- _EXERCISE DESCRIPTION_
Please write out the lines of the data exactly, beginning with the first and ending with the line containing "const hispYears = d3.range(1976, 1998);"; leave the pictures behind.

Source code of charts
* Start *
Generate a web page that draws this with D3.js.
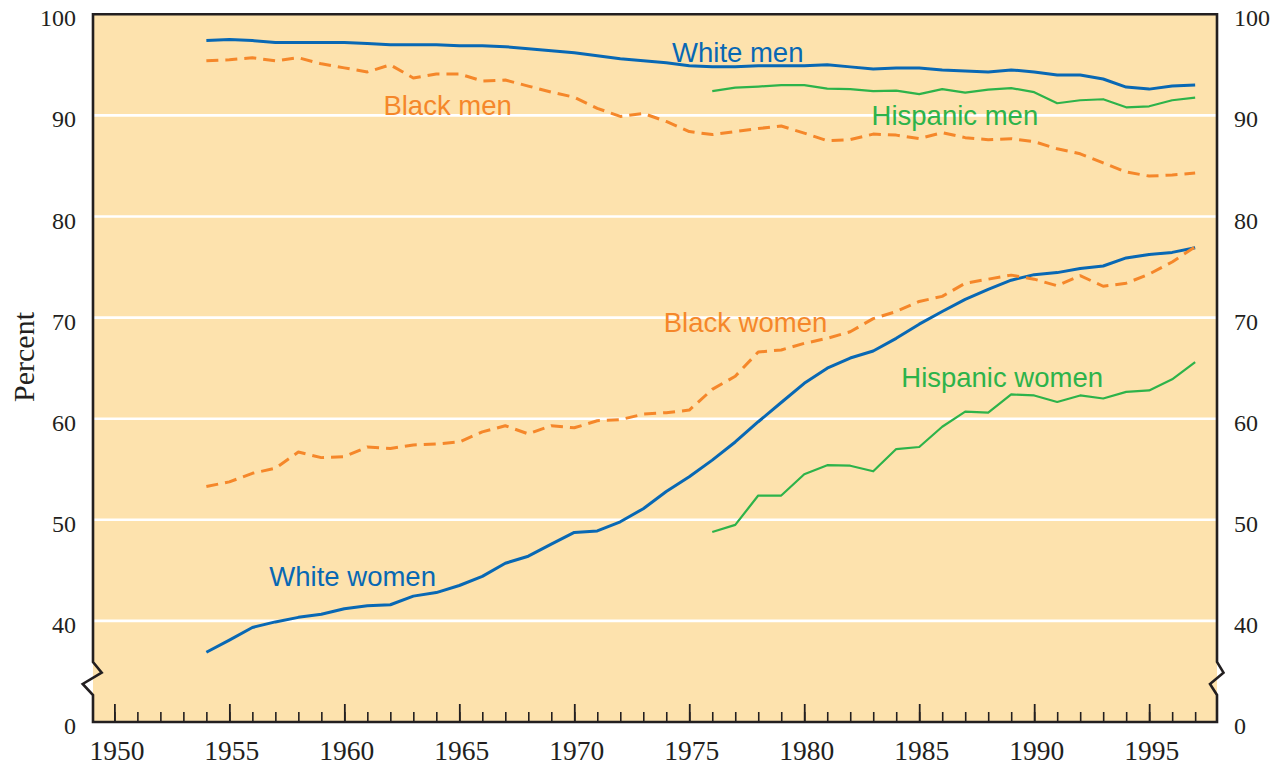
<!DOCTYPE html>
<html>
<head>
<meta charset="utf-8">
<script src="https://cdn.jsdelivr.net/npm/d3@7"></script>
<style>
  html, body { margin: 0; padding: 0; background: #ffffff; }
  svg { display: block; }
</style>
</head>
<body>
<svg id="chart" width="1274" height="765"></svg>
<script>
// ---------------- DATA ----------------
const years = d3.range(1954, 1998);          // 1954 .. 1997
const hispYears = d3.range(1976, 1998);      // 1976 .. 1997

const whiteMen = [97.4, 97.5, 97.4, 97.2, 97.2, 97.2, 97.2, 97.1, 97.0, 97.0, 97.0, 96.9, 96.9, 96.8,
  96.6, 96.4, 96.2, 95.9, 95.6, 95.4, 95.2, 94.9, 94.8, 94.8, 94.9, 94.9, 94.9, 95.0, 94.8, 94.6,
  94.7, 94.7, 94.5, 94.4, 94.3, 94.5, 94.3, 94.0, 94.0, 93.6, 92.8, 92.6, 92.9, 93.0];

const blackMen = [95.4, 95.5, 95.7, 95.4, 95.7, 95.1, 94.7, 94.3, 95.0, 93.7, 94.1, 94.1, 93.4, 93.5,
  92.9, 92.3, 91.8, 90.7, 89.9, 90.2, 89.4, 88.4, 88.1, 88.4, 88.7, 88.95, 88.25, 87.5, 87.6, 88.15,
  88.05, 87.7, 88.3, 87.8, 87.6, 87.7, 87.4, 86.7, 86.2, 85.3, 84.4, 84.0, 84.1, 84.3];

const hispanicMen = [92.4, 92.75, 92.85, 93.0, 93.0, 92.65, 92.6, 92.4, 92.45, 92.1, 92.6, 92.25,
  92.55, 92.7, 92.3, 91.2, 91.5, 91.6, 90.8, 90.9, 91.5, 91.75];

const whiteWomen = [36.9, 38.1, 39.35, 39.9, 40.35, 40.65, 41.2, 41.5, 41.6, 42.45, 42.8, 43.5, 44.4,
  45.7, 46.4, 47.6, 48.75, 48.9, 49.8, 51.1, 52.8, 54.25, 55.9, 57.7, 59.7, 61.6, 63.5, 65.0, 66.0,
  66.7, 67.95, 69.35, 70.6, 71.8, 72.8, 73.7, 74.25, 74.45, 74.85, 75.1, 75.9, 76.25, 76.45, 76.9];

const blackWomen = [53.3, 53.75, 54.6, 55.1, 56.7, 56.15, 56.25, 57.2, 57.05, 57.4, 57.5, 57.7, 58.7,
  59.3, 58.5, 59.3, 59.1, 59.8, 59.9, 60.45, 60.6, 60.85, 62.9, 64.2, 66.6, 66.8, 67.45, 67.95, 68.6,
  69.9, 70.6, 71.6, 72.1, 73.4, 73.8, 74.2, 73.8, 73.15, 74.15, 73.1, 73.4, 74.3, 75.5, 77.0];

const hispanicWomen = [48.8, 49.5, 52.4, 52.4, 54.5, 55.4, 55.35, 54.8, 57.0, 57.2, 59.2, 60.7, 60.6,
  62.4, 62.3, 61.65, 62.3, 62.0, 62.65, 62.8, 63.9, 65.6];

// y-axis: the bottom position (30) is the axis break, labelled "0"
const yTickValues = [30, 40, 50, 60, 70, 80, 90, 100];
const yTickLabels = ["0", "40", "50", "60", "70", "80", "90", "100"];
const gridValues = [40, 50, 60, 70, 80, 90];
const xMajorTicks = [1950, 1955, 1960, 1965, 1970, 1975, 1980, 1985, 1990, 1995];
const xMinorTicks = d3.range(1950, 1998);

const seriesLabels = [
  { text: "White men", color: "#0868b4", year: 1974.25, value: 95.31 },
  { text: "Black men", color: "#f5872a", year: 1961.7, value: 90.04 },
  { text: "Hispanic men", color: "#2db34a", year: 1982.93, value: 89.05 },
  { text: "Black women", color: "#f5872a", year: 1973.89, value: 68.62 },
  { text: "Hispanic women", color: "#2db34a", year: 1984.22, value: 63.1 },
  { text: "White women", color: "#0868b4", year: 1956.74, value: 43.47 }
];

// ---------------- LAYOUT ----------------
const L = 93, R = 1217, T = 14.3, B = 722;
const svg = d3.select("#chart");

const x = d3.scaleLinear().domain([1949.07, 1997.95]).range([L, R]);
const y = d3.scaleLinear().domain([30, 100]).range([B, T]);

const bg = "#fde2ad";
const ink = "#231f20";
const serif = "'Liberation Serif', 'Times New Roman', serif";
const sans = "'Liberation Sans', Arial, Helvetica, sans-serif";

// plot background
svg.append("rect").attr("x", L).attr("y", T).attr("width", R - L).attr("height", B - T).attr("fill", bg);

// gridlines
svg.append("g").selectAll("line").data(gridValues).join("line")
  .attr("x1", L).attr("x2", R)
  .attr("y1", d => y(d)).attr("y2", d => y(d))
  .attr("stroke", "#ffffff").attr("stroke-width", 2.6);

// x ticks (inward)
const minorAxis = d3.axisBottom(x).tickValues(xMinorTicks).tickSize(-10).tickFormat("");
const gMinor = svg.append("g").attr("transform", `translate(0,${B})`).call(minorAxis);
gMinor.select(".domain").remove();
gMinor.selectAll("line").attr("stroke", ink).attr("stroke-width", 1.6);

const majorAxis = d3.axisBottom(x).tickValues(xMajorTicks).tickSize(-18).tickFormat(d3.format("d"));
const gMajor = svg.append("g").attr("transform", `translate(0,${B})`).call(majorAxis);
gMajor.select(".domain").remove();
gMajor.selectAll("line").attr("stroke", ink).attr("stroke-width", 1.8);
gMajor.selectAll("text")
  .attr("y", 38).attr("dy", 0).attr("dx", 2)
  .attr("fill", ink).style("font-family", serif).style("font-size", "27.5px");

// y labels (left and right)
const yLeft = d3.axisLeft(y).tickValues(yTickValues).tickSize(0)
  .tickFormat((d, i) => yTickLabels[i]);
const gyl = svg.append("g").attr("transform", `translate(${L},0)`).call(yLeft);
gyl.select(".domain").remove();
gyl.selectAll("text").attr("x", -17).attr("dy", 11.5)
  .attr("fill", ink).style("font-family", serif).style("font-size", "24px");

const yRight = d3.axisRight(y).tickValues(yTickValues).tickSize(0)
  .tickFormat((d, i) => yTickLabels[i]);
const gyr = svg.append("g").attr("transform", `translate(${R},0)`).call(yRight);
gyr.select(".domain").remove();
gyr.selectAll("text").attr("x", 17).attr("dy", 11.5)
  .attr("fill", ink).style("font-family", serif).style("font-size", "24px");

// frame with axis breaks
const b1 = B - 60, b2 = B - 49.3, b3 = B - 38, b4 = B - 27;
const leftEdge = `M${L},${B} L${L},${b4} L${L - 10.3},${b3} L${L + 8.7},${b2} L${L},${b1} L${L},${T}`;
const rightEdge = `M${R},${T} L${R},${b1} L${R + 6.5},${b2} L${R - 7},${b3} L${R},${b4} L${R},${B}`;
svg.append("path")
  .attr("d", leftEdge + ` L${R},${T} ` + rightEdge.slice(rightEdge.indexOf("L")) + ` L${L},${B} Z`)
  .attr("fill", "none").attr("stroke", ink).attr("stroke-width", 2.6).attr("stroke-linejoin", "miter");

// lines
const line = d3.line().x(d => x(d[0])).y(d => y(d[1]));
const pairs = (xs, vs) => xs.map((yr, i) => [yr, vs[i]]);

const series = [
  { data: pairs(hispYears, hispanicMen), color: "#2db34a", width: 2.2, dash: null },
  { data: pairs(hispYears, hispanicWomen), color: "#2db34a", width: 2.2, dash: null },
  { data: pairs(years, whiteWomen), color: "#0868b4", width: 3, dash: null },
  { data: pairs(years, whiteMen), color: "#0868b4", width: 3, dash: null },
  { data: pairs(years, blackMen), color: "#f5872a", width: 3, dash: "12,7" },
  { data: pairs(years, blackWomen), color: "#f5872a", width: 3, dash: "12,7" }
];

svg.append("g").selectAll("path").data(series).join("path")
  .attr("d", d => line(d.data))
  .attr("fill", "none")
  .attr("stroke", d => d.color)
  .attr("stroke-width", d => d.width)
  .attr("stroke-dasharray", d => d.dash)
  .attr("stroke-linejoin", "round");

// series labels
svg.append("g").selectAll("text").data(seriesLabels).join("text")
  .attr("x", d => x(d.year)).attr("y", d => y(d.value))
  .attr("fill", d => d.color)
  .style("font-family", sans).style("font-size", "27.5px")
  .text(d => d.text);

// y axis title
svg.append("text")
  .attr("transform", "translate(34,357) rotate(-90)")
  .attr("text-anchor", "middle")
  .attr("fill", ink)
  .style("font-family", serif).style("font-size", "30px")
  .text("Percent");
</script>
</body>
</html>
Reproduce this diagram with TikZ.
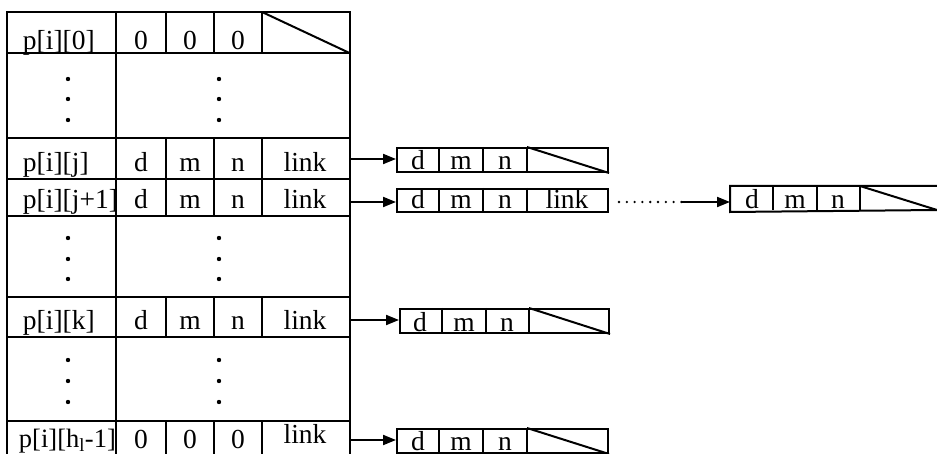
\documentclass[tikz,border=0pt]{standalone}
\usepackage{fontspec}
\setmainfont{Liberation Serif}
\usetikzlibrary{arrows.meta}
\begin{document}
\begin{tikzpicture}[x=1pt,y=-1pt, line width=2pt,
  txt/.style={anchor=base, inner sep=0pt, font=\fontsize{27.5}{30}\selectfont},
  ltxt/.style={txt, anchor=base west},
  cellbox/.style={rectangle, inner sep=0pt, minimum width=#1, minimum height=24pt, anchor=north west},
  arr/.style={-{Triangle[length=13pt,width=10pt]}},
  dotc/.style={fill, circle, inner sep=0pt, minimum size=4.4pt},
  ldot/.style={fill, circle, inner sep=0pt, minimum size=2.6pt}
]
\useasboundingbox (0,0) rectangle (937,454);
% ---------------- main table
\draw (7,454) -- (7,12) -- (349.5,12) -- (349.5,454);
\foreach \y in {53,138,179,216,297,337,421} \draw (7,\y) -- (349.5,\y);
\draw (116,12) -- (116,454);
\foreach \a/\b in {12/53,138/216,297/337,421/454}
  \draw (166,\a) -- (166,\b) (214,\a) -- (214,\b) (262,\a) -- (262,\b);
\draw (262,12) -- (349.5,53);
% row 0
\node[ltxt] (r0a) at (22,50) {p[i][0]};
\node[txt] (r0b) at (141,50) {0};
\node[txt] (r0c) at (190,50) {0};
\node[txt] (r0d) at (238,50) {0};
% row j
\node[ltxt] (rja) at (22,172) {p[i][j]};
\node[txt] (rjb) at (141,172) {d};
\node[txt] (rjc) at (190,172) {m};
\node[txt] (rjd) at (238,172) {n};
\node[txt] (rje) at (305,172) {link};
% row j+1
\node[ltxt] (rpa) at (22,209) {p[i][j+1]};
\node[txt] (rpb) at (141,209) {d};
\node[txt] (rpc) at (190,209) {m};
\node[txt] (rpd) at (238,209) {n};
\node[txt] (rpe) at (305,209) {link};
% row k
\node[ltxt] (rka) at (22,330) {p[i][k]};
\node[txt] (rkb) at (141,330) {d};
\node[txt] (rkc) at (190,330) {m};
\node[txt] (rkd) at (238,330) {n};
\node[txt] (rke) at (305,330) {link};
% row h-1
\node[ltxt, font=\fontsize{26.5}{30}\selectfont] (rha) at (18,447) {p[i][h\textsubscript{l}-1]};
\node[txt] (rhb) at (141,448) {0};
\node[txt] (rhc) at (190,448) {0};
\node[txt] (rhd) at (238,448) {0};
\node[txt] (rhe) at (305,443) {link};
% vertical dots
\foreach \y in {79,99,120,238,259,279,360,381,402}
  \node[dotc] at (68,\y) {} node[dotc] at (219,\y) {};
% ---------------- list boxes
% box after row j
\node[cellbox=211pt, draw] (b1) at (396,147) {};
\draw (439,147) -- (439,171) (483,147) -- (483,171) (527,147) -- (527,171);
\draw (527,147) -- (b1.south east);
\node[txt] (b1d) at (418,170) {d};
\node[txt] (b1m) at (461,170) {m};
\node[txt] (b1n) at (505,170) {n};
% box after row j+1
\node[cellbox=211pt, minimum height=23pt, draw] (b2) at (396,188) {};
\draw (439,188) -- (439,211) (483,188) -- (483,211) (527,188) -- (527,211);
\node[txt] (b2d) at (418,209) {d};
\node[txt] (b2m) at (461,209) {m};
\node[txt] (b2n) at (505,209) {n};
\node[txt] (b2l) at (567,209) {link};
% last box of that list (open to the right)
\node[cellbox=207pt] (b3) at (730,186) {};
\draw (937,186) -- (b3.north west) -- (b3.south west) -- (937,210);
\draw (773,186) -- (773,210) (817,186) -- (817,210) (860,186) -- (860,210);
\draw (860,186) -- (937,210);
\node[txt] (b3d) at (752,209) {d};
\node[txt] (b3m) at (795,209) {m};
\node[txt] (b3n) at (838,209) {n};
% box after row k
\node[cellbox=209pt, draw] (bk) at (399,308) {};
\draw (442,308) -- (442,332) (486,308) -- (486,332) (529,308) -- (529,332);
\draw (529,308) -- (bk.south east);
\node[txt] (bkd) at (420,331) {d};
\node[txt] (bkm) at (464,331) {m};
\node[txt] (bkn) at (507,331) {n};
% box after row h-1
\node[cellbox=211pt, draw] (bh) at (396,428) {};
\draw (439,428) -- (439,452) (483,428) -- (483,452) (527,428) -- (527,452);
\draw (527,428) -- (bh.south east);
\node[txt] (bhd) at (418,450) {d};
\node[txt] (bhm) at (461,450) {m};
\node[txt] (bhn) at (505,450) {n};
% ---------------- arrows
\coordinate (sj) at (350,159);
\coordinate (sp) at (350,202);
\coordinate (sk) at (350,320);
\coordinate (sh) at (350,440);
\draw[arr] (sj) -- (sj -| b1.west);
\draw[arr] (sp) -- (sp -| b2.west);
\draw[arr] (sk) -- (sk -| bk.west);
\draw[arr] (sh) -- (sh -| bh.west);
\foreach \i in {0,...,8} \node[ldot] at (619+7.8*\i,202) {};
\coordinate (ld) at (682,202);
\draw[arr] (ld) -- (ld -| b3.west);
\end{tikzpicture}
\end{document}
* End *
- _TASK RESPONSE_
Generate a web page that draws this with D3.js.
<!DOCTYPE html>
<html>
<head>
<meta charset="utf-8">
<script src="https://cdn.jsdelivr.net/npm/d3@7"></script>
<style>
  html, body { margin: 0; padding: 0; background: #ffffff; }
  svg { display: block; }
</style>
</head>
<body>
<svg id="chart" width="1274" height="765"></svg>
<script>
// ---------------- DATA ----------------
const years = d3.range(1954, 1998);          // 1954 .. 1997
const hispYears = d3.range(1976, 1998);      // 1976 .. 1997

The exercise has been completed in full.